Records follow. Select each line holding "this".

[Plotting code records]

********

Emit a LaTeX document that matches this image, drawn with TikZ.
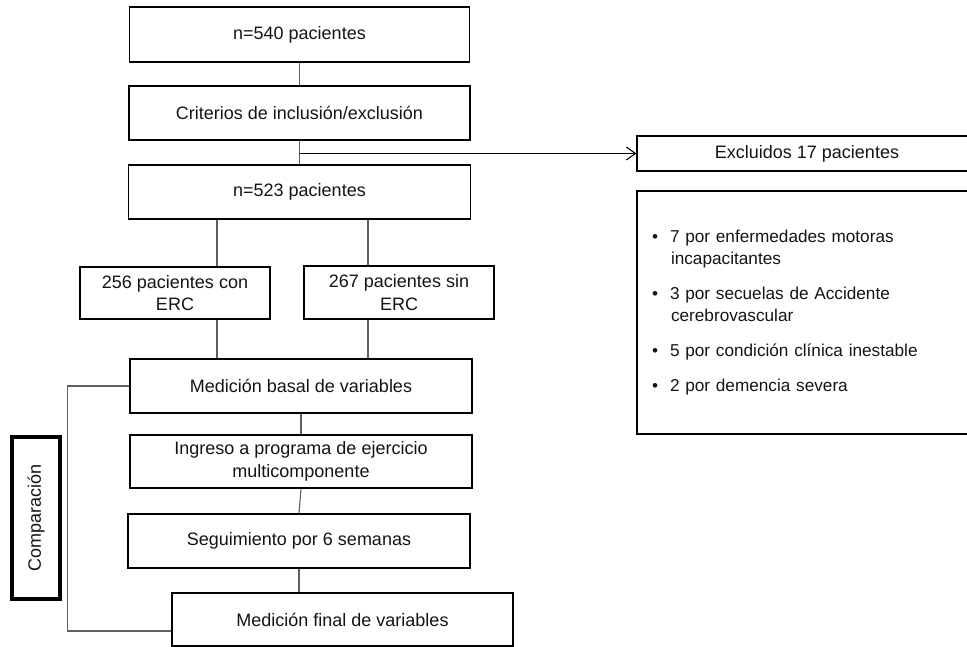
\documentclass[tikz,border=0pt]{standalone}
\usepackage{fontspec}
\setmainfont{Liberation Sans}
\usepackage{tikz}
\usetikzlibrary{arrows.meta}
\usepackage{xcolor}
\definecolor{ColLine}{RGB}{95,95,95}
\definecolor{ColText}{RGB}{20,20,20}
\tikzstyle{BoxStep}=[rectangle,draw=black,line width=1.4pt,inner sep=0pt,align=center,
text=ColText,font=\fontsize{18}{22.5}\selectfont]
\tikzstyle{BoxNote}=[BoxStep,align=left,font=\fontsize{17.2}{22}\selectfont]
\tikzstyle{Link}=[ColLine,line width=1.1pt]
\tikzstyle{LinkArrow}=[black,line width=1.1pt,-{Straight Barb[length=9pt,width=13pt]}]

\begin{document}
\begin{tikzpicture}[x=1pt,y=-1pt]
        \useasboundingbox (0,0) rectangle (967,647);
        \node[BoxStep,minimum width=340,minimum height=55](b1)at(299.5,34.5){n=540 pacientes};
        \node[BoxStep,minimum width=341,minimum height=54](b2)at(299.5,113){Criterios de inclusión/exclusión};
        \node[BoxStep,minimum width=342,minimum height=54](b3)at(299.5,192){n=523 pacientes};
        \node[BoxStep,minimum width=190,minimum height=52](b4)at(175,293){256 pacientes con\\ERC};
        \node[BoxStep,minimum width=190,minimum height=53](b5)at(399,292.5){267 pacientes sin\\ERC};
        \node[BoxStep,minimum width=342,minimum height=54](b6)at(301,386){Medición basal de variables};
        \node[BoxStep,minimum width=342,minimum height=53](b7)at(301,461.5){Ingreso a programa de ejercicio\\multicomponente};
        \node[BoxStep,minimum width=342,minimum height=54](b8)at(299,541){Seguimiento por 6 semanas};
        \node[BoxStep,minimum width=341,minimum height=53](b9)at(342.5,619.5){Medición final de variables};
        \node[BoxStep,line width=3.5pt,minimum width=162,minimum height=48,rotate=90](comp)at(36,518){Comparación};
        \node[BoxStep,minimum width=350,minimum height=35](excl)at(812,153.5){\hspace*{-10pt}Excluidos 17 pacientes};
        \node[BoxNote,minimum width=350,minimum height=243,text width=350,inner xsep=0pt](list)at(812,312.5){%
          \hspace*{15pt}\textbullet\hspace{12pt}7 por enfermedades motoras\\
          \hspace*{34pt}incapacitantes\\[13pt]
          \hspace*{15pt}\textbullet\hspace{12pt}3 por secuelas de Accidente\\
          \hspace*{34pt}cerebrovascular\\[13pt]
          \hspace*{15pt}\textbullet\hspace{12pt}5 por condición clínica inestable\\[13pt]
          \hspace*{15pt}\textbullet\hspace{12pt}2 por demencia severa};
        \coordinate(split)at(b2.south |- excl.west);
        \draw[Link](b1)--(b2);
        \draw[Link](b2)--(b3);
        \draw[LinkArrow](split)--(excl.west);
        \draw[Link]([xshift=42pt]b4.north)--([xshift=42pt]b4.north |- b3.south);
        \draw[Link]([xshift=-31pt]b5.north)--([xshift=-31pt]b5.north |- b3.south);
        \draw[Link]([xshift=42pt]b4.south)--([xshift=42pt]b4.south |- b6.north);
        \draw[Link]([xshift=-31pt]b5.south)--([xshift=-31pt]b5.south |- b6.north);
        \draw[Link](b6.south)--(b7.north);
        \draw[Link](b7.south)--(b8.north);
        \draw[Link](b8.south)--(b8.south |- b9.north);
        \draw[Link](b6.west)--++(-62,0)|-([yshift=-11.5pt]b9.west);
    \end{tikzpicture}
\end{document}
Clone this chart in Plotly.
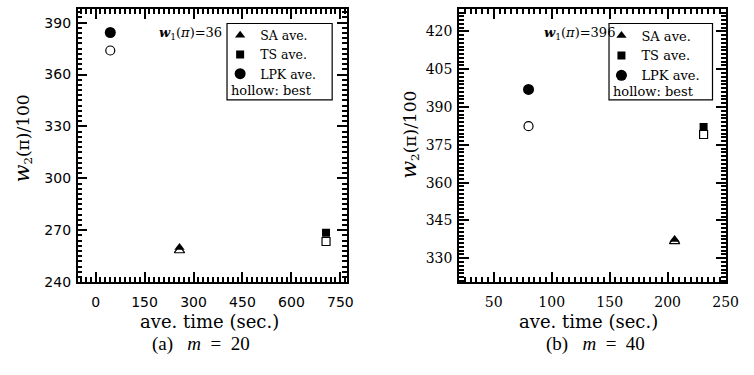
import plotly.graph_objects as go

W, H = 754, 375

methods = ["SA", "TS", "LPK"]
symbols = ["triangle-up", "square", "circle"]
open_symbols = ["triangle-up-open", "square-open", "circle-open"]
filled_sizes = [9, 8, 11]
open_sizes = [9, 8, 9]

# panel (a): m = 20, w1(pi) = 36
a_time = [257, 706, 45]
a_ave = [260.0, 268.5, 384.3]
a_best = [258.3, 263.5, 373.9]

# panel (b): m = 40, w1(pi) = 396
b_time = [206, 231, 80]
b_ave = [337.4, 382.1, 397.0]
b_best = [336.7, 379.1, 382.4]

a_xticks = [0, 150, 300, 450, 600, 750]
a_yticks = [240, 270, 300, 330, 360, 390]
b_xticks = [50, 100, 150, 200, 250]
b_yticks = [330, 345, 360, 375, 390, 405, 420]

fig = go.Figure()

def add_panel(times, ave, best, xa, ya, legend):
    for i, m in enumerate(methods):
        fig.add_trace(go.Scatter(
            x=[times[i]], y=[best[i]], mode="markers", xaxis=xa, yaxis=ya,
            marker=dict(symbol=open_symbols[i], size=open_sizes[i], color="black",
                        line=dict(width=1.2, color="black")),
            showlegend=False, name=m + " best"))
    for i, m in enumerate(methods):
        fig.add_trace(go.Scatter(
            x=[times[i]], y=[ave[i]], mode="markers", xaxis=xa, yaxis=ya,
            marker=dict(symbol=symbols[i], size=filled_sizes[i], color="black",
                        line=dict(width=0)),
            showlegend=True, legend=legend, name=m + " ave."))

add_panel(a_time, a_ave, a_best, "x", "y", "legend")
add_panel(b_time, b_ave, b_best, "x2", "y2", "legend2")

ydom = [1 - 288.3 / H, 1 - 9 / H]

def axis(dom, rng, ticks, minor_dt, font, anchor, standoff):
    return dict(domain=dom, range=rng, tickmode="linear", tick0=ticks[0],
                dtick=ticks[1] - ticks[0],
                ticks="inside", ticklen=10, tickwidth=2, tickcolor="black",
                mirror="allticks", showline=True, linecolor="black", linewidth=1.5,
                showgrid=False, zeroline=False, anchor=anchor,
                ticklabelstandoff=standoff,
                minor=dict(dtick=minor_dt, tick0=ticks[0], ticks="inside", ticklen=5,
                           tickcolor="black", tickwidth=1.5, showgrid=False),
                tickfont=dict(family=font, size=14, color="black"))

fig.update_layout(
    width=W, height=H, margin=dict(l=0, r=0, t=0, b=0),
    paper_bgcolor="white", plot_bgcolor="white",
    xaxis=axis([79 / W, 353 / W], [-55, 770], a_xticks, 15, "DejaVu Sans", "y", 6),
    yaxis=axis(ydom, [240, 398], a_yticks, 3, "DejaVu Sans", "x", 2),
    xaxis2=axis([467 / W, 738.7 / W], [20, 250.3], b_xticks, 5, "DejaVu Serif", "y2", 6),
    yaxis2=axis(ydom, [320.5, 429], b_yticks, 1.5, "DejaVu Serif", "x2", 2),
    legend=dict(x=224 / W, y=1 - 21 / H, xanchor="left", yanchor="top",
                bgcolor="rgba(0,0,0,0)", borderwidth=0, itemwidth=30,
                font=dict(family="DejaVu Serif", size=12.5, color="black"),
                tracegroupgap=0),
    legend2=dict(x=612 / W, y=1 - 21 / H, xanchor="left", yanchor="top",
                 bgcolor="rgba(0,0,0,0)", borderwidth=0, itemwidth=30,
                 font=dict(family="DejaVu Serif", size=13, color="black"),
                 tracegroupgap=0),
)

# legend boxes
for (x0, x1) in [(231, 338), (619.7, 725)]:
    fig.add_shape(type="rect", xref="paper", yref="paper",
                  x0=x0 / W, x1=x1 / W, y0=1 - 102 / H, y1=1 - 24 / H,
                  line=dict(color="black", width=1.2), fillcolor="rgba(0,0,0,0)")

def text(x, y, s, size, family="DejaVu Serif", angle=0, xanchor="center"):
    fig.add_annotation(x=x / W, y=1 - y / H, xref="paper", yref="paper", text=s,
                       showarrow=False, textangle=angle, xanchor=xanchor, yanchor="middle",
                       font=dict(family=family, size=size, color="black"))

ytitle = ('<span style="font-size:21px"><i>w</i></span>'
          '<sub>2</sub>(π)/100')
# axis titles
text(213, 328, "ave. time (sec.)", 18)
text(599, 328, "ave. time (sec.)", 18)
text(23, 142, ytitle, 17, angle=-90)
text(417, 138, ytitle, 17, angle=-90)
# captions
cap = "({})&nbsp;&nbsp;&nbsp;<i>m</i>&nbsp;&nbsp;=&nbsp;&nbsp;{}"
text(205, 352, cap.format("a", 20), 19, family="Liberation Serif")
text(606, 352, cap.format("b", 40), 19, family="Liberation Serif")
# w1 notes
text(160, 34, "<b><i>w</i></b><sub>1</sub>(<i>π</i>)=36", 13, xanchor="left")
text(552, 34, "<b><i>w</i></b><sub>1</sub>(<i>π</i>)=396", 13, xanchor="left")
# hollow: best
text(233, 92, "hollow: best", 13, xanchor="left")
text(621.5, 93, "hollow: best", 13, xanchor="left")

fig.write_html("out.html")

********

SOLUTION TO THE EXERCISE:
Emit a LaTeX document that matches this image, drawn with TikZ.
Clone this chart in Plotly.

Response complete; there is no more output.